After a failure of its Briz-M upper stage shortly after launch on March 14, 2008, the AMC-14 communications satellite was left stranded in an inclined geostationary transfer orbit. John Carrico and Mike Loucks developed a recovery trajectory to deliver the spacecraft to its originally intended orbit.
Changing the angle between a spacecraft’s orbit plane and the equator is expensive in terms of propellant. Since AMC-14 was stranded near an inclination of 52 degrees, propellant could be conserved by boosting the apogee of the spacecraft’s orbit out to lunar distance.
Two lunar encounters (a “double lunar swingby”) reduced the inclination to 0 degrees (an equatorial orbit) and raised perigee to GEO altitude.
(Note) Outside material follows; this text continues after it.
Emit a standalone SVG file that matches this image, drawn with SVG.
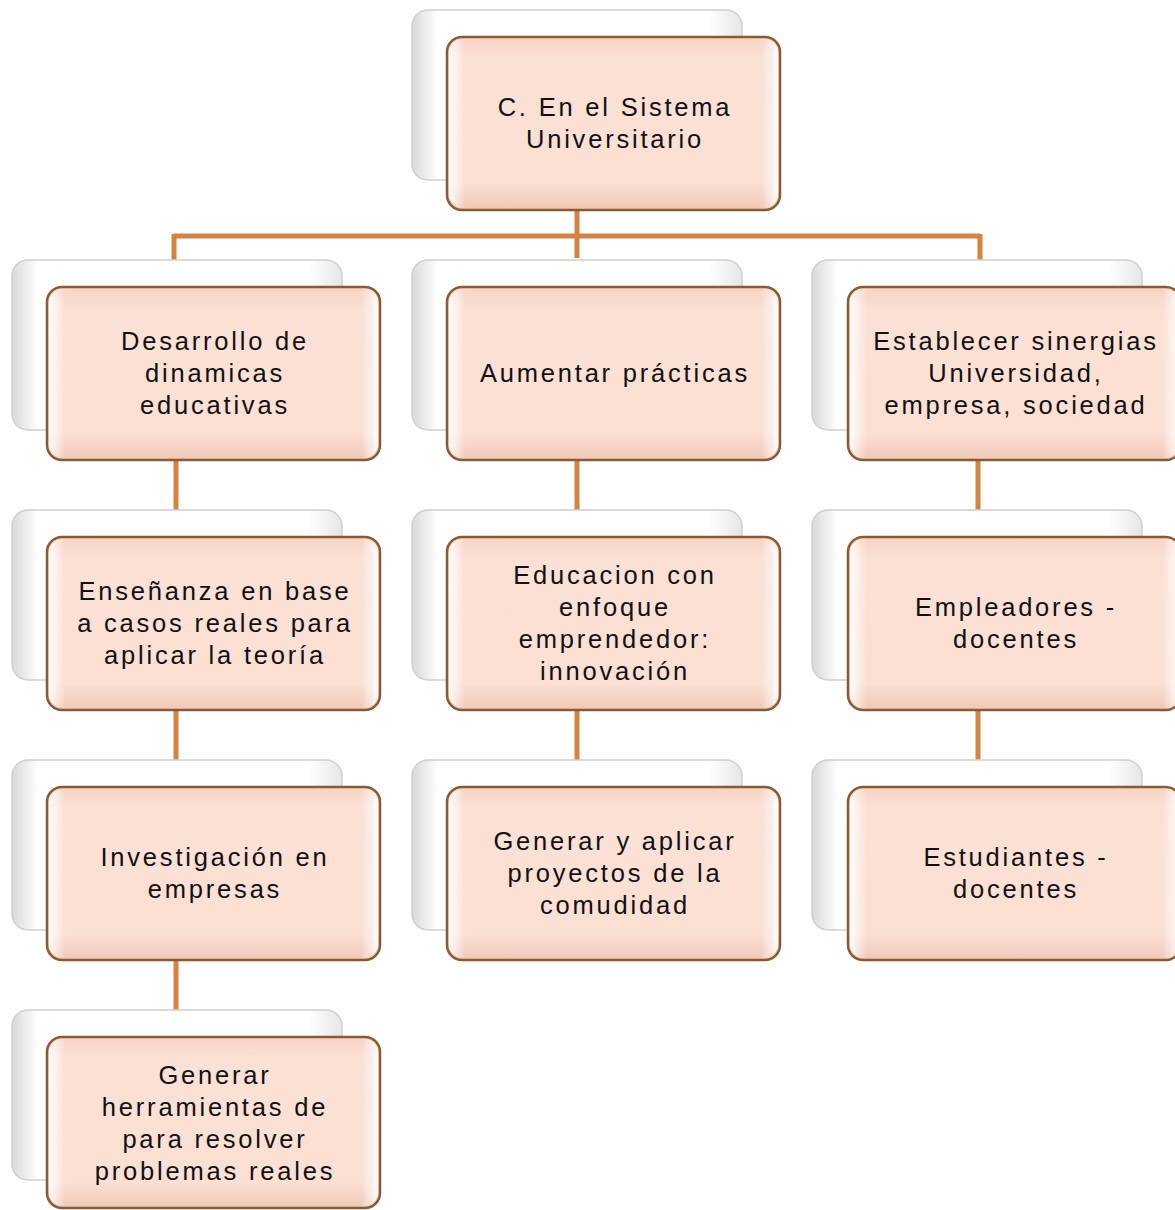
<svg xmlns="http://www.w3.org/2000/svg" width="1175" height="1210" viewBox="0 0 1175 1210">
<defs>
<linearGradient id="gBack" x1="0" y1="0" x2="1" y2="0">
<stop offset="0" stop-color="#d9d9d9"/>
<stop offset="0.08" stop-color="#ffffff"/>
<stop offset="0.9" stop-color="#ffffff"/>
<stop offset="1" stop-color="#e6e6e6"/>
</linearGradient>
<linearGradient id="gFront" x1="0" y1="0" x2="0" y2="1">
<stop offset="0" stop-color="#f6d3c4"/>
<stop offset="0.12" stop-color="#fbe0d5"/>
<stop offset="0.85" stop-color="#fbdfd3"/>
<stop offset="1" stop-color="#efc8b6"/>
</linearGradient>
<linearGradient id="gSide" x1="0" y1="0" x2="1" y2="0">
<stop offset="0" stop-color="#ffffff" stop-opacity="0.9"/>
<stop offset="0.05" stop-color="#ffffff" stop-opacity="0"/>
<stop offset="0.95" stop-color="#ffffff" stop-opacity="0"/>
<stop offset="1" stop-color="#ffffff" stop-opacity="0.9"/>
</linearGradient>
</defs>
<style>
.back{fill:url(#gBack);stroke:#cfcfcf;stroke-width:1.5}
.front{fill:url(#gFront);stroke:#8a5a30;stroke-width:2.5}
.sheen{fill:url(#gSide);stroke:none}
.conn{stroke:#d5843f;stroke-width:5;fill:none}
.lbl{font-family:"Liberation Sans",Arial,sans-serif;font-size:25.5px;letter-spacing:2.8px;fill:#111;text-anchor:middle}
</style>
<rect width="1175" height="1210" fill="#ffffff"/>
<g id="connectors">
<path class="conn" d="M577 210 V258 M174 236 H980 M174 234 V262 M980 234 V262"/>
<path class="conn" d="M176 460 V512 M176 710 V762 M176 960 V1012"/>
<path class="conn" d="M577 460 V512 M577 710 V762"/>
<path class="conn" d="M978 460 V512 M978 710 V762"/>
</g>
<g id="n0">
<rect class="back" x="412" y="10" width="330" height="170" rx="16"/>
<rect class="front" x="447" y="37" width="333" height="173" rx="15"/>
<rect class="sheen" x="449" y="39" width="329" height="169" rx="14"/>
<text class="lbl" x="615" y="116">C. En el Sistema</text>
<text class="lbl" x="615" y="148">Universitario</text>
</g>
<g id="n1">
<rect class="back" x="12" y="260" width="330" height="170" rx="16"/>
<rect class="front" x="47" y="287" width="333" height="173" rx="15"/>
<rect class="sheen" x="49" y="289" width="329" height="169" rx="14"/>
<text class="lbl" x="215" y="350">Desarrollo de</text>
<text class="lbl" x="215" y="382">dinamicas</text>
<text class="lbl" x="215" y="414">educativas</text>
</g>
<g id="n2">
<rect class="back" x="412" y="260" width="330" height="170" rx="16"/>
<rect class="front" x="447" y="287" width="333" height="173" rx="15"/>
<rect class="sheen" x="449" y="289" width="329" height="169" rx="14"/>
<text class="lbl" x="615" y="382">Aumentar prácticas</text>
</g>
<g id="n3">
<rect class="back" x="812" y="260" width="330" height="170" rx="16"/>
<rect class="front" x="848" y="287" width="333" height="173" rx="15"/>
<rect class="sheen" x="850" y="289" width="329" height="169" rx="14"/>
<text class="lbl" x="1016" y="350">Establecer sinergias</text>
<text class="lbl" x="1016" y="382">Universidad,</text>
<text class="lbl" x="1016" y="414">empresa, sociedad</text>
</g>
<g id="n4">
<rect class="back" x="12" y="510" width="330" height="170" rx="16"/>
<rect class="front" x="47" y="537" width="333" height="173" rx="15"/>
<rect class="sheen" x="49" y="539" width="329" height="169" rx="14"/>
<text class="lbl" x="215" y="600">Enseñanza en base</text>
<text class="lbl" x="215" y="632">a casos reales para</text>
<text class="lbl" x="215" y="664">aplicar la teoría</text>
</g>
<g id="n5">
<rect class="back" x="412" y="510" width="330" height="170" rx="16"/>
<rect class="front" x="447" y="537" width="333" height="173" rx="15"/>
<rect class="sheen" x="449" y="539" width="329" height="169" rx="14"/>
<text class="lbl" x="615" y="584">Educacion con</text>
<text class="lbl" x="615" y="616">enfoque</text>
<text class="lbl" x="615" y="648">emprendedor:</text>
<text class="lbl" x="615" y="680">innovación</text>
</g>
<g id="n6">
<rect class="back" x="812" y="510" width="330" height="170" rx="16"/>
<rect class="front" x="848" y="537" width="333" height="173" rx="15"/>
<rect class="sheen" x="850" y="539" width="329" height="169" rx="14"/>
<text class="lbl" x="1016" y="616">Empleadores -</text>
<text class="lbl" x="1016" y="648">docentes</text>
</g>
<g id="n7">
<rect class="back" x="12" y="760" width="330" height="170" rx="16"/>
<rect class="front" x="47" y="787" width="333" height="173" rx="15"/>
<rect class="sheen" x="49" y="789" width="329" height="169" rx="14"/>
<text class="lbl" x="215" y="866">Investigación en</text>
<text class="lbl" x="215" y="898">empresas</text>
</g>
<g id="n8">
<rect class="back" x="412" y="760" width="330" height="170" rx="16"/>
<rect class="front" x="447" y="787" width="333" height="173" rx="15"/>
<rect class="sheen" x="449" y="789" width="329" height="169" rx="14"/>
<text class="lbl" x="615" y="850">Generar y aplicar</text>
<text class="lbl" x="615" y="882">proyectos de la</text>
<text class="lbl" x="615" y="914">comudidad</text>
</g>
<g id="n9">
<rect class="back" x="812" y="760" width="330" height="170" rx="16"/>
<rect class="front" x="848" y="787" width="333" height="173" rx="15"/>
<rect class="sheen" x="850" y="789" width="329" height="169" rx="14"/>
<text class="lbl" x="1016" y="866">Estudiantes -</text>
<text class="lbl" x="1016" y="898">docentes</text>
</g>
<g id="n10">
<rect class="back" x="12" y="1010" width="330" height="170" rx="16"/>
<rect class="front" x="47" y="1037" width="333" height="171" rx="15"/>
<rect class="sheen" x="49" y="1039" width="329" height="167" rx="14"/>
<text class="lbl" x="215" y="1084">Generar</text>
<text class="lbl" x="215" y="1116">herramientas de</text>
<text class="lbl" x="215" y="1148">para resolver</text>
<text class="lbl" x="215" y="1180">problemas reales</text>
</g>
</svg>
Perhaps counterintuitively, the propellant required for these large changes in altitude was less than that required to reduce inclination propulsively.
Ultimately, AMC-14 did not utilize a double-lunar swingby trajectory to reach GEO. Instead, a series of low-thrust maneuvers were performed to raise orbit and eventually reach an inclined, geosynchronous orbit.
Learn More
The SEE team has studied the use of double lunar swingby trajectories for other applications, including transferring a satellite from a lunar rideshare to GEO. Stephen West presented this work at last year’s Spaceflight Mechanics Meeting. Read his paper, entitled, “Double Lunar Swingby Trajectories to Near-Geostationary Orbit.”
Double lunar swingbys are one of the “tools” in the astrogator’s toolbox. For resource constrained missions, lunar gravity assists can enable large orbit changes while conserving propellant. Every day, the SEE team applies techniques like this to solve challenging mission design problems!